Importance of Operations Management

  • Efficiency & Productivity: Effective OM leads to improved production efficiency and reduced costs.
  • Customer Satisfaction: Timely delivery of high-quality products leads to higher customer satisfaction.
  • Adaptability: OM helps organizations adapt to changes in market conditions, technologies, and customer needs.
  • Resource Optimization: Efficient use of resources prevents waste and inefficiencies.

Marketing

  • Marketing is the process of identifying and satisfying customer needs while achieving organizational goals.
  • It involves creating, communicating, and delivering value to meet customer needs and wants.

Marketing Mix

  • Components:
    • Product: Goods or services that fulfill customer needs (features, design, branding, packaging).
    • Price: Pricing strategy impacting customer perception and competitiveness.
    • Place: Distribution channels making the product available to customers.
    • Promotion: Communication strategies to inform and persuade potential customers.
  • Also includes elements like sales promotion, advertising, direct marketing, and public relations

Marketing Environment

  • Internal Environment: Factors within the company (employees, culture, processes).
  • External Environment: Factors outside the company, including:
    • Micro-environment (customers, suppliers, competitors).
    • Macro-environment (economic, social, political, technological factors).

Positioning

  • Positioning is the process of creating a unique image or identity for a product in the minds of target customers. It highlights the product's unique benefits and differentiates it from competitors.

Product Life Cycle

  • Stages:
    • Introduction (low sales, minimal profits).
    • Growth (rapid sales increase, profits rise).
    • Maturity (slowing sales growth, focus on maintaining market share).
    • Decline (decreasing sales, reduced profits).

Financial Management

  • Financial management involves making strategic decisions to optimize profitability, ensure liquidity, minimize risks, and enhance business value.

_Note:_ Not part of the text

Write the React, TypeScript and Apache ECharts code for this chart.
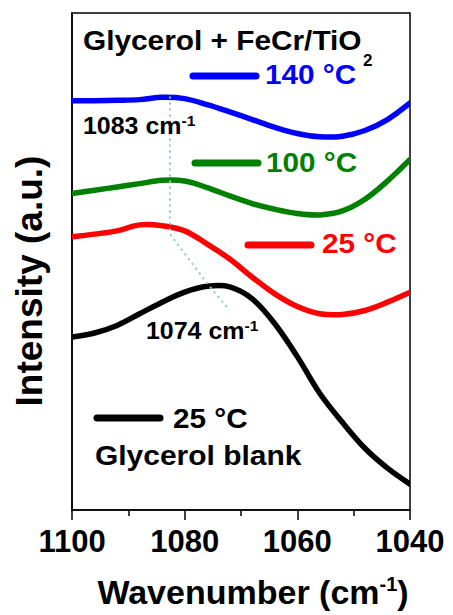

Objectives of Financial Management

  • Profit maximization: High returns while managing costs and risks.
  • Wealth maximization: Long-term shareholder value enhancement.
  • Efficient utilization of funds: Optimal use of financial resources.
  • Liquidity maintenance: Maintaining sufficient cash flow for operational needs.
  • Risk management: Minimizing financial risks for stability and growth.

Functions of Finance Managers

  • Financial Planning and Forecasting: Developing budgets, forecasts, and financial plans.
  • Investment Decision-Making: Evaluating investment opportunities.
  • Capital Budgeting: Allocating resources to long-term projects and assets.
  • Financing Decisions: Determining the optimal mix of debt and equity.
  • Risk Management and Control: Identifying and mitigating financial risks.
  • Profit Planning and Cost Control: Monitoring expenses and improving profitability.
  • Financial Reporting and Analysis: Preparing financial statements.

Entrepreneurship

  • Entrepreneurship is the process of creating, developing, and managing a business venture to generate profit by taking calculated risks.

Entrepreneurial Characteristics

  • Innovation: Introducing fresh ideas or solutions.
  • Risk-taking: Willingness to accept risks.
  • Passion and perseverance: Strong drive for the business.
  • Vision: Clear goals for the business.
  • Adaptability: Flexibility in changing market conditions.
  • Self-confidence: Belief in abilities and decisions.
  • Leadership: Motivating and guiding team members.

Business Plan

  • A business plan outlines a business's goals, strategies, target market, financial projections, and operational structure. It serves as a roadmap for the business' initial stages.

Innovation in Entrepreneurship

  • Innovation involves the introduction of new ideas, products, processes, or services. It distinguishes a business from competitors by providing unique offerings or improvements.

Role of Innovation

  • Product innovation: Developing new or improved products.
  • Process innovation: Enhancing operational processes.
  • Business model innovation: Creating new business structures, revenue streams, or customer interaction techniques.